**Challenge:**
Pictures are to be left out. Copy exactly the lines from the one containing "What matplotlib code" to the one containing "plt.rcParams['font.family'] = ['Liberation", both ends kept.

* Start Given information *

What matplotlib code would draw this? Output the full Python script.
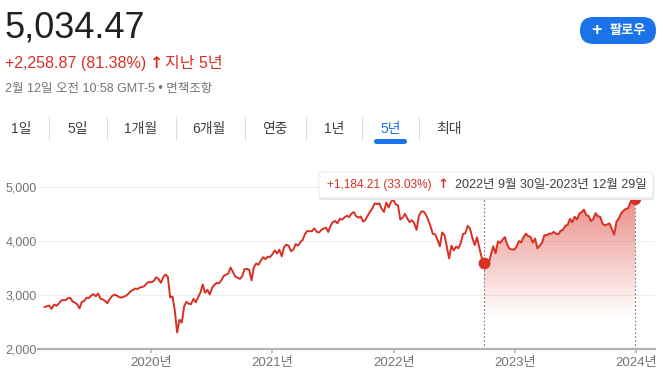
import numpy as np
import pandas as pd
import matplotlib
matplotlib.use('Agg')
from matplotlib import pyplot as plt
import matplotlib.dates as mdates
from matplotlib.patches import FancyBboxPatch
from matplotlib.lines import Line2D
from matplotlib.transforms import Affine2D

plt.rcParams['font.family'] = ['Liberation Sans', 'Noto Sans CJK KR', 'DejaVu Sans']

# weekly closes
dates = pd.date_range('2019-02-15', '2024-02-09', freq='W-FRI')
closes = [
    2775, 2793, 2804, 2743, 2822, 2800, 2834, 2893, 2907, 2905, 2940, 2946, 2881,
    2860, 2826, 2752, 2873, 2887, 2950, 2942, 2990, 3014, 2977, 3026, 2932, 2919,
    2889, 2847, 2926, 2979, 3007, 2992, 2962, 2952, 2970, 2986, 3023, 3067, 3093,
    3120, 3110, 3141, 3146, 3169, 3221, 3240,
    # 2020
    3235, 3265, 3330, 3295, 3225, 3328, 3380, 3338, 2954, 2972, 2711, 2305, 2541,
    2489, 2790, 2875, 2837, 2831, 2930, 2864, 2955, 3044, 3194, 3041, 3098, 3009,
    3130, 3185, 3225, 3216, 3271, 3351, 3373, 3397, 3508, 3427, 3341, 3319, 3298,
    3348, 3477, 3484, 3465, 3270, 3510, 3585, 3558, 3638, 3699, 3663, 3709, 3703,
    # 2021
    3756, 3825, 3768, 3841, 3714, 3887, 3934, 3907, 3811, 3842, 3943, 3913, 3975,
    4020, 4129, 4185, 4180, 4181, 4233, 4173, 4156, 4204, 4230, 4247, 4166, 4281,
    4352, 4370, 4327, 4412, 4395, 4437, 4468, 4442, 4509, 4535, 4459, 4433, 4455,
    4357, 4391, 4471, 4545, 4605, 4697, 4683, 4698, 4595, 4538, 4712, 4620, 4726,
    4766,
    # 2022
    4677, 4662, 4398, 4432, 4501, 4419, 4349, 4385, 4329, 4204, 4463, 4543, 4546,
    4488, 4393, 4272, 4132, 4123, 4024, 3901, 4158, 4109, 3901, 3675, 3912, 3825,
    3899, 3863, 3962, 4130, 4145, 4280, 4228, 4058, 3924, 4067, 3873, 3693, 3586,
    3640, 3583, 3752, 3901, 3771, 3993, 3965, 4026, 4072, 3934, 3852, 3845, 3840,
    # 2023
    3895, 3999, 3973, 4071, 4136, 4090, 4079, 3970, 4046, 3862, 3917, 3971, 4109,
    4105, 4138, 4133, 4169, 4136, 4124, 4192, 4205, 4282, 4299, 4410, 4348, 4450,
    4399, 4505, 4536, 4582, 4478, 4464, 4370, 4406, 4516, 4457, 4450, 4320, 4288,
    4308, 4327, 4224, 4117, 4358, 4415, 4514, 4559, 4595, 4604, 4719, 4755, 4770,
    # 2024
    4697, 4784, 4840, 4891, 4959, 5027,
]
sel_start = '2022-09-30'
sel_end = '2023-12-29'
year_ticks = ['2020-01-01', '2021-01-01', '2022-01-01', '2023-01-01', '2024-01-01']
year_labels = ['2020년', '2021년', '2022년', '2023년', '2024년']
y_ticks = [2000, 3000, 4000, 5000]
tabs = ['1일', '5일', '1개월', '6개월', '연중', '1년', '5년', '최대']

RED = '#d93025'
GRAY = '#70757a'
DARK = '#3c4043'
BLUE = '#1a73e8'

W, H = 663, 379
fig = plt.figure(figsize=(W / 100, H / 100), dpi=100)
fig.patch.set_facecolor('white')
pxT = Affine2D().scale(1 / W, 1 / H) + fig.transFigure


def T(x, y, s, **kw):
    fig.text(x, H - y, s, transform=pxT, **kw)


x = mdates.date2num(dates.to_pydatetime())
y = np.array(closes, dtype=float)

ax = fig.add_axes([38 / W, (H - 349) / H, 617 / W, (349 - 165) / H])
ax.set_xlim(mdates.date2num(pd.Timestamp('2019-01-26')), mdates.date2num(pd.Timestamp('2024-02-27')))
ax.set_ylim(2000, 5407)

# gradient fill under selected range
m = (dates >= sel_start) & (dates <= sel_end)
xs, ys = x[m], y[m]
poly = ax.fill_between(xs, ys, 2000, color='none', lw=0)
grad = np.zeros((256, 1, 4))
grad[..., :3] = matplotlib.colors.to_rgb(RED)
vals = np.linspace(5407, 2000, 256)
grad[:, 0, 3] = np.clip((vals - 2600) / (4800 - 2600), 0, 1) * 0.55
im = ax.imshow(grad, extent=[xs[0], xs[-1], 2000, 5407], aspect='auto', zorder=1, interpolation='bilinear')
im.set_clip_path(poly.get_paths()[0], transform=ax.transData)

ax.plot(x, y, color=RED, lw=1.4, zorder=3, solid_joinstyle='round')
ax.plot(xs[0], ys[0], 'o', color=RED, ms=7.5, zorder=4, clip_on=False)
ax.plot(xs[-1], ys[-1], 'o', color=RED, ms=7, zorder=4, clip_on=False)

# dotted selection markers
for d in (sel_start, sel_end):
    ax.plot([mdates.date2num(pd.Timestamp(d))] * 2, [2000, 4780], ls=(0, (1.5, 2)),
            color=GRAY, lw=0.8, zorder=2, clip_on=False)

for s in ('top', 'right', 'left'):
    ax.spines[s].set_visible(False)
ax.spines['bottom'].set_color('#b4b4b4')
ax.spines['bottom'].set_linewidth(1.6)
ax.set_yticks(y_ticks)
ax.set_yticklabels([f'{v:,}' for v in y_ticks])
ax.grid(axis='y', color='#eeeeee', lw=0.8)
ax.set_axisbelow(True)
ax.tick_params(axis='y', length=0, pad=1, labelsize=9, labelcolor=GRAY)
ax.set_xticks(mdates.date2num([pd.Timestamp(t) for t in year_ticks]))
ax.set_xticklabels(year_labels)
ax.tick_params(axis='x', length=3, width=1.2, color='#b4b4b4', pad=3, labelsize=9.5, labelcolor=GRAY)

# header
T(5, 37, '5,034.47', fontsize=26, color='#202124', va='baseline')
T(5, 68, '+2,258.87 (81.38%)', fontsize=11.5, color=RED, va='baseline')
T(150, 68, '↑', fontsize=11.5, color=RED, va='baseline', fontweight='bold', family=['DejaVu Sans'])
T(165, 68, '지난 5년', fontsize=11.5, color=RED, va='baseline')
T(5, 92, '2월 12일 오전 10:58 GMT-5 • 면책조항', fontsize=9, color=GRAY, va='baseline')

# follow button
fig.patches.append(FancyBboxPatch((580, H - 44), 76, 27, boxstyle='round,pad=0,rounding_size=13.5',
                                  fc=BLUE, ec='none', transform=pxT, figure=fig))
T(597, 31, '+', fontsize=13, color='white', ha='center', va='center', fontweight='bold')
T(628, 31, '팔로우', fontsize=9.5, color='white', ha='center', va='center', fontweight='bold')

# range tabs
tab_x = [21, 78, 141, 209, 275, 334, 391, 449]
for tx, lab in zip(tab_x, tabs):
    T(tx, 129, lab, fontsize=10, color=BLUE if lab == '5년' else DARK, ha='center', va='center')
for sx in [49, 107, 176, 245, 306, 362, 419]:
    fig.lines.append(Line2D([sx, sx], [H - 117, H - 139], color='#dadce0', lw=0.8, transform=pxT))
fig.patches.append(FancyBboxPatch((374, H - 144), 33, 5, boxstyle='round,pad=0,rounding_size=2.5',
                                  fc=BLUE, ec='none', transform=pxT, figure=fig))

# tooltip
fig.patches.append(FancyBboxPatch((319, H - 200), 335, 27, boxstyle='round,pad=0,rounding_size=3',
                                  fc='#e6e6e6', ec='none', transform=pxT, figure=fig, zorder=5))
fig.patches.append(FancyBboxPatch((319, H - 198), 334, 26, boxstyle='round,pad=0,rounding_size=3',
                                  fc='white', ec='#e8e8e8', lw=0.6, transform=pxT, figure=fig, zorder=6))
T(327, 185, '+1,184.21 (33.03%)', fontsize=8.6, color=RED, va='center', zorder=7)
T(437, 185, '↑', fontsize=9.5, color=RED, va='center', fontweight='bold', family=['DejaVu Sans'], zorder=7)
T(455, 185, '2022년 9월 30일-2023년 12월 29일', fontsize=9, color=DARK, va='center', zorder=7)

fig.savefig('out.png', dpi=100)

* End Given information *
* Start Given information *

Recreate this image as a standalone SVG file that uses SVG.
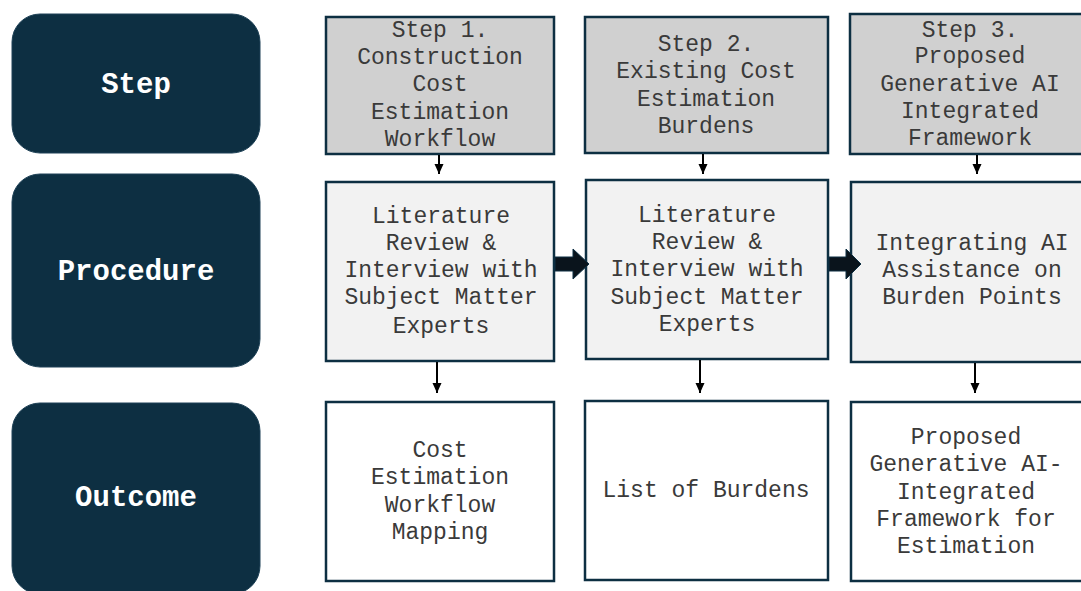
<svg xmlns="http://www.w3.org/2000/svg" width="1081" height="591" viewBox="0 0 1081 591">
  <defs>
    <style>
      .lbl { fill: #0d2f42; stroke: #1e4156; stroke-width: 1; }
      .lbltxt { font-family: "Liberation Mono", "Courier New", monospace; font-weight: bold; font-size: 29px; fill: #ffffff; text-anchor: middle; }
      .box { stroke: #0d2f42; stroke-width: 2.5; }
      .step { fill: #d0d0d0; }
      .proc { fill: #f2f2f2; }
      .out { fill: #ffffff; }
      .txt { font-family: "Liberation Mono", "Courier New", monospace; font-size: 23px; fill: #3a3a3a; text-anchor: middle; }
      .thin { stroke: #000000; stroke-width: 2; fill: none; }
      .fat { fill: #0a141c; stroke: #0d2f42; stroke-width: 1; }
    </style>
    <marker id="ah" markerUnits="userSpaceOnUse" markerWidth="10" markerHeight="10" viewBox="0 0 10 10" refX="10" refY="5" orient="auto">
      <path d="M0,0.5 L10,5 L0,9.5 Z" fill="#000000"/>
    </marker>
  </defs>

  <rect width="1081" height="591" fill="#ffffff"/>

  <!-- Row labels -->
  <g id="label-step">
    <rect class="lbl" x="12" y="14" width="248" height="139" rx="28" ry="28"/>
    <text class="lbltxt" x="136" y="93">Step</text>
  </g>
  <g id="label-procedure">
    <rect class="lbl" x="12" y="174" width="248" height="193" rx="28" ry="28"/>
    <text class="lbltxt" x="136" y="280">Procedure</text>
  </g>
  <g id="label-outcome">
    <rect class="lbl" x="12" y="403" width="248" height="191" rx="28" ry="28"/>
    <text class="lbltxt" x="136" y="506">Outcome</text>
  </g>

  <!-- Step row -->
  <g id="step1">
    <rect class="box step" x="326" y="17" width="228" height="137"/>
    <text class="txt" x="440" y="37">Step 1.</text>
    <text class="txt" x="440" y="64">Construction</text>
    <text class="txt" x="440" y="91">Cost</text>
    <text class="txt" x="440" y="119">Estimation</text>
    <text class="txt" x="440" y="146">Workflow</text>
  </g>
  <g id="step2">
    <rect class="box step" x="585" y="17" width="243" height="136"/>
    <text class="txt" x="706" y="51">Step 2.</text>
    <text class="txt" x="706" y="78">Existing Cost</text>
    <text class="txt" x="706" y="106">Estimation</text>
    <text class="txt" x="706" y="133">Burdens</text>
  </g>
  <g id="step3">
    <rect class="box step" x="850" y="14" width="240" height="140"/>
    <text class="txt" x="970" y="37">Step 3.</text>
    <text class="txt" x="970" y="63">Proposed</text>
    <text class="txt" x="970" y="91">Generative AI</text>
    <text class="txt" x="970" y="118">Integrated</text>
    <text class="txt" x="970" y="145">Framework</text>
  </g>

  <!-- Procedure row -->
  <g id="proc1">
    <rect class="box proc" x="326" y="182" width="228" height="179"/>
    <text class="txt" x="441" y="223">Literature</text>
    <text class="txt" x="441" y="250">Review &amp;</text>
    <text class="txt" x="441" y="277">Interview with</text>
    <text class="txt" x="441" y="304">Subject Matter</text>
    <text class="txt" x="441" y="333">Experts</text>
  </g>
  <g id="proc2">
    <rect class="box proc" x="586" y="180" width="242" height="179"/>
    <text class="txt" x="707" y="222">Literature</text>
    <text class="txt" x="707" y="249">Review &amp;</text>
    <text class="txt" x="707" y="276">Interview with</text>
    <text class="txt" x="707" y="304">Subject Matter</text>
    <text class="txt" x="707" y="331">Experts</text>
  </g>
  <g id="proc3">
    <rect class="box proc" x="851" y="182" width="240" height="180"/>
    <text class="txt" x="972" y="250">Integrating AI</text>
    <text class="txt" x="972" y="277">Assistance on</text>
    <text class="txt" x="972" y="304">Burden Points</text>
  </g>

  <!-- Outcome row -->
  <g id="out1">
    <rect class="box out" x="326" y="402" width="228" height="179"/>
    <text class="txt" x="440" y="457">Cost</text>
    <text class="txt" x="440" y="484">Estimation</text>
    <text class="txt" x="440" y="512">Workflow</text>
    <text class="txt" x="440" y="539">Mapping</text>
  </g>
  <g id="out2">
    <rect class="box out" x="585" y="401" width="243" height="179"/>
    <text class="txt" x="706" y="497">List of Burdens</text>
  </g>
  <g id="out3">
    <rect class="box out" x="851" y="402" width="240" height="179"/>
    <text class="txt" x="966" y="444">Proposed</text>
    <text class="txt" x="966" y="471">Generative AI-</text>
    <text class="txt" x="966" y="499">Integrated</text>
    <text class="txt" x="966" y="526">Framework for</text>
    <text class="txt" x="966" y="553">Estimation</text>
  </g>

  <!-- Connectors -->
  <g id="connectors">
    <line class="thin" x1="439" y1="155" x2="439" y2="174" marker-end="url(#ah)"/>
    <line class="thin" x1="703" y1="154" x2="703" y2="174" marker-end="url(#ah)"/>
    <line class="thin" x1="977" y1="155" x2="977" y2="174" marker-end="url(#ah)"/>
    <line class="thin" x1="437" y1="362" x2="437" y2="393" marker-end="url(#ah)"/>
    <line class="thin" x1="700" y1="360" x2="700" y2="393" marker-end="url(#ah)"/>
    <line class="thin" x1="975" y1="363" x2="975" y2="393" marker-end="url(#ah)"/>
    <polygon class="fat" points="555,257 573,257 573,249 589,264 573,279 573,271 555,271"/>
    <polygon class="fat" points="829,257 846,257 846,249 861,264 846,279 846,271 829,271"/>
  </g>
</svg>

* End Given information *

**Answer to this problem:**
What matplotlib code would draw this? Output the full Python script.
import numpy as np
import pandas as pd
import matplotlib
matplotlib.use('Agg')
from matplotlib import pyplot as plt
import matplotlib.dates as mdates
from matplotlib.patches import FancyBboxPatch
from matplotlib.lines import Line2D
from matplotlib.transforms import Affine2D

plt.rcParams['font.family'] = ['Liberation Sans', 'Noto Sans CJK KR', 'DejaVu Sans']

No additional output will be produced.